In 2020, Loftin said the county did not plan any permanent repairs for the street, adding that the city typically takes on such work for streets that are within city limits.
The street, however, falls under the purview of the county, as do all public, surface streets within Union County.
City council members expressed concern about the potential costs of getting involved in the legal action.
"Just looking at it, I think that bill is going to be excessive. If everyone will remember back to when that very first started, Mr. Kinslow had a deal in place. He had been working with the owner's son and, basically, had an agreement reached," Council Member Vance Williamson said.
"And the county went and paved the road or filled some potholes in and so that agreement fell apart. Nothing against the county or anything like that but I don't want to be involved in it, financially," Williamson continued.
Ward pointed to the drainage issue and Robert Edmonds, director of public works, said that if the city were taking on the surface road only, then city officials could re-start negotiations with the property owners or pursue condemnation.
"The problem is the sub-surface drainage that's under the street," Edmonds said.

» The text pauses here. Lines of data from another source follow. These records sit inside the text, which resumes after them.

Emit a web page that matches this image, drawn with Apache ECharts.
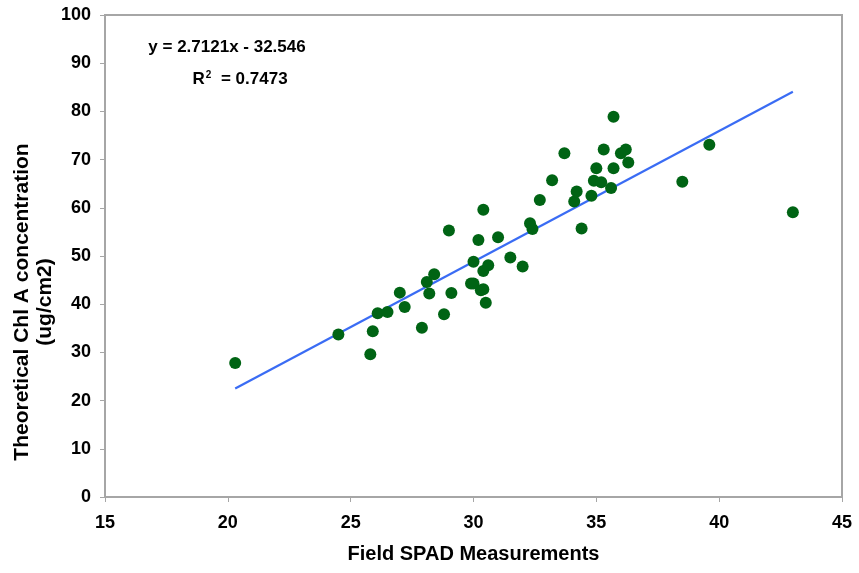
<!DOCTYPE html>
<html>
<head>
<meta charset="utf-8">
<script src="https://cdn.jsdelivr.net/npm/echarts@6/dist/echarts.min.js"></script>
<style>
html,body{margin:0;padding:0;background:#fff;}
#main{width:859px;height:573px;}
</style>
</head>
<body>
<div id="main"></div>
<script>
// SPAD readings (x) and chlorophyll A (y)
var spad = [20.3, 24.5, 25.9, 25.8, 26.1, 26.5, 27.0, 27.2, 27.9, 28.1,
	28.2, 28.4, 28.8, 29.0, 29.1, 29.9, 30.0, 30.0, 30.2, 30.3,
	30.4, 30.4, 30.4, 30.6, 30.5, 31.0, 31.5, 32.0, 32.3, 32.4,
	32.7, 33.2, 33.7, 34.1, 34.2, 34.4, 34.8, 34.9, 35.0, 35.2,
	35.3, 35.6, 35.7, 35.7, 36.0, 36.2, 36.3, 38.5, 39.6, 43.0];
var chlA = [27.8, 33.7, 34.4, 29.6, 38.1, 38.4, 42.4, 39.4, 35.1, 44.6,
	42.2, 46.2, 37.9, 55.3, 42.3, 44.3, 44.3, 48.8, 53.3, 42.9,
	43.1, 59.6, 46.9, 48.1, 40.3, 53.9, 49.7, 47.8, 56.8, 55.6,
	61.6, 65.7, 71.3, 61.3, 63.4, 55.7, 62.5, 65.6, 68.2, 65.3,
	72.1, 64.1, 78.9, 68.2, 71.3, 72.1, 69.4, 65.4, 73.1, 59.1];

// fitted trend as printed on the chart
var slope = 2.7121;
var intercept = -32.546;
var r2 = 0.7473;

var xTicks = [15, 20, 25, 30, 35, 40, 45];

var points = spad.map(function(x, i) { return [x, chlA[i]]; });
var xMin = Math.min.apply(null, spad);
var xMax = Math.max.apply(null, spad);
var trend = [[xMin, slope * xMin + intercept], [xMax, slope * xMax + intercept]];

var myChart = echarts.init(document.getElementById('main'));
var fam = '"Liberation Sans", Arial';
var tickFont = {fontFamily: fam, fontWeight: 'bold', fontSize: 18, color: '#000'};
var axisGray = '#a6a6a6';

option = {
	animation: false,
	backgroundColor: '#fff',
	grid: {left: 105, right: 17, top: 15, bottom: 76, show: true, borderColor: axisGray, borderWidth: 2},
	xAxis: {
		type: 'value', min: xTicks[0], max: xTicks[xTicks.length - 1], interval: 5,
		name: 'Field SPAD Measurements', nameLocation: 'middle', nameGap: 47,
		nameTextStyle: {fontFamily: fam, fontWeight: 'bold', fontSize: 20, color: '#000'},
		axisLine: {lineStyle: {color: axisGray, width: 2}},
		axisTick: {inside: false, length: 5, lineStyle: {color: axisGray}},
		axisLabel: Object.assign({margin: 17}, tickFont),
		splitLine: {show: false}
	},
	yAxis: {
		type: 'value', min: 0, max: 100, interval: 10,
		axisLine: {show: true, lineStyle: {color: axisGray, width: 2}},
		axisTick: {show: true, inside: false, length: 5, lineStyle: {color: axisGray}},
		axisLabel: Object.assign({margin: 14}, tickFont),
		splitLine: {show: false}
	},
	graphic: [
		{type: 'text', x: 34, y: 302, rotation: Math.PI / 2,
			style: {text: 'Theoretical Chl A concentration\n(ug/cm2)', textAlign: 'center', textVerticalAlign: 'middle',
				font: 'bold 21px ' + fam, fill: '#000', lineHeight: 23}},
		{type: 'text', x: 227, y: 47,
			style: {text: 'y = ' + slope + 'x - ' + Math.abs(intercept), textAlign: 'center', textVerticalAlign: 'middle',
				font: 'bold 17px ' + fam, fill: '#000'}},
		{type: 'text', x: 240, y: 79,
			style: {text: 'R{s|2} = ' + r2, textAlign: 'center', textVerticalAlign: 'middle',
				font: 'bold 17px ' + fam, fill: '#000',
				rich: {s: {fontSize: 10, fontWeight: 'bold', fontFamily: fam, verticalAlign: 'top', padding: [0, 5, 8, 1]}}}}
	],
	series: [
		{
			type: 'line', data: trend, symbol: 'none', silent: true,
			lineStyle: {color: '#3a6cf4', width: 2.2}, z: 2
		},
		{
			type: 'scatter', data: points, symbol: 'circle', symbolSize: 12,
			itemStyle: {color: '#006414', opacity: 1}, z: 3
		}
	]
};
myChart.setOption(option);
</script>
</body>
</html>
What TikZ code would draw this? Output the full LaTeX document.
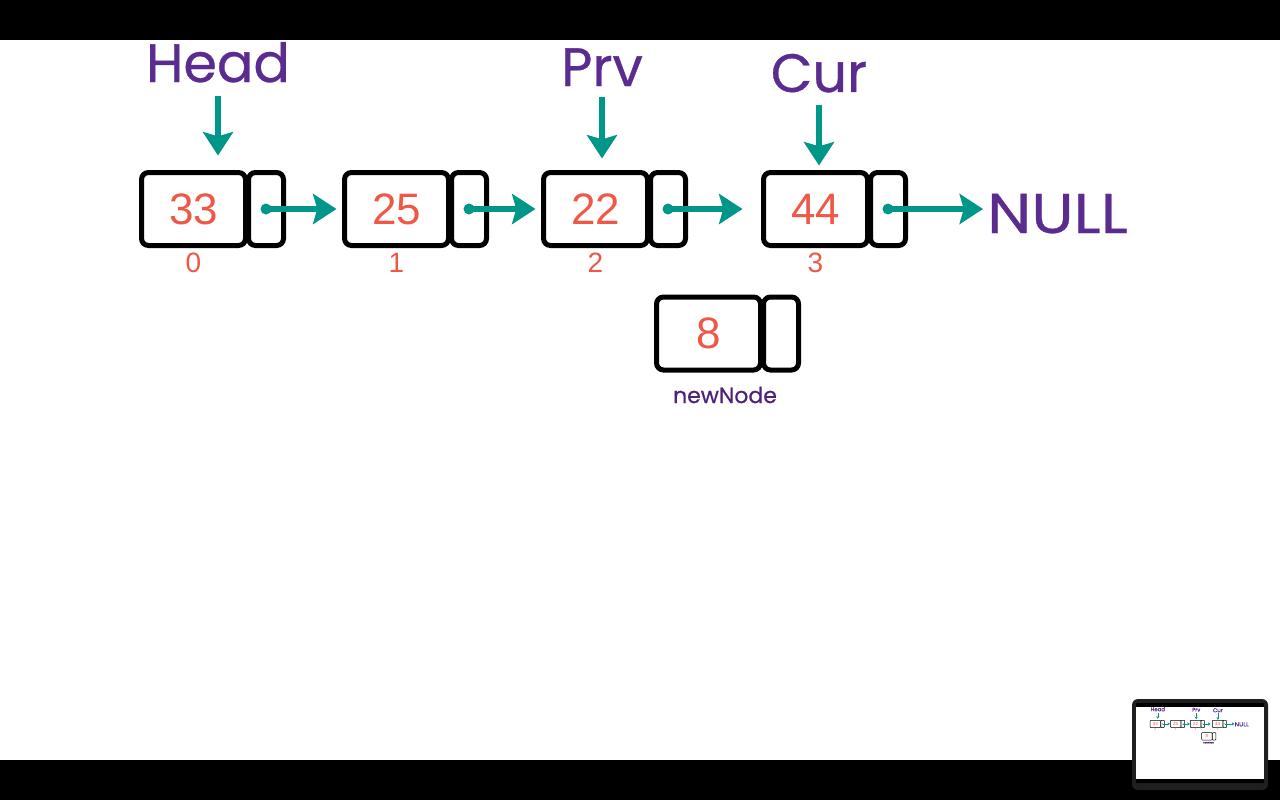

He said the area includes a storm drainage pipe that is six feet in diameter and approximately five feet long.
"That's failed and that's going to have to be replaced before the street's rebuilt, so you're probably looking at a $250,000, $300,000 drainage project before you build the street back," Edmonds explained.
He also said a spring water issue at the base of the south ingress/egress for Dairy Queen must also be addressed before construction could be begin.
Council Member Dianne Hammond made a motion to allow the county to pursue the matter, saying, "Judge Loftin started this so let him continue it and handle it himself because if you get too many people involved in it, it causes problems."
Condemnation versus seizure
Council Member Frank Hash seconded Hammond's motion and said he was not sure about the meaning of condemnation versus the seizure of the property.
"It's adverse possession. You're just condemning the corridor ... You're condemning it for the right of way," Edmonds explained.
Hash noted that when the city condemns a property, the city does not "necessarily become owner of the property."
Edmonds said the matter equates to eminent domain and Hash said there are more legalities involved with taking possession of a right of way than with condemning a property.
McGhee said the discussion stresses the need to "have a legal person at our meetings."
Council Member George Calloway Jr. agreed, asking, "Is there any reason we cannot have our lawyer here at our meetings?"
Ward said she would reach out to City Attorney Robert Rushing and ask him to attend the water and public works board meetings.
She also noted that the city would not have any legal obligations if the county moved forward with the condemnation process.
Moreover, Choate pointed out that the matter involves a storm drainage issue and that Rushing represents the city and local attorney Brian Ratcliff represents the El Dorado Water Utilities.
Loftin declined to comment on the matter, saying that he will release further information as the details are hammered out.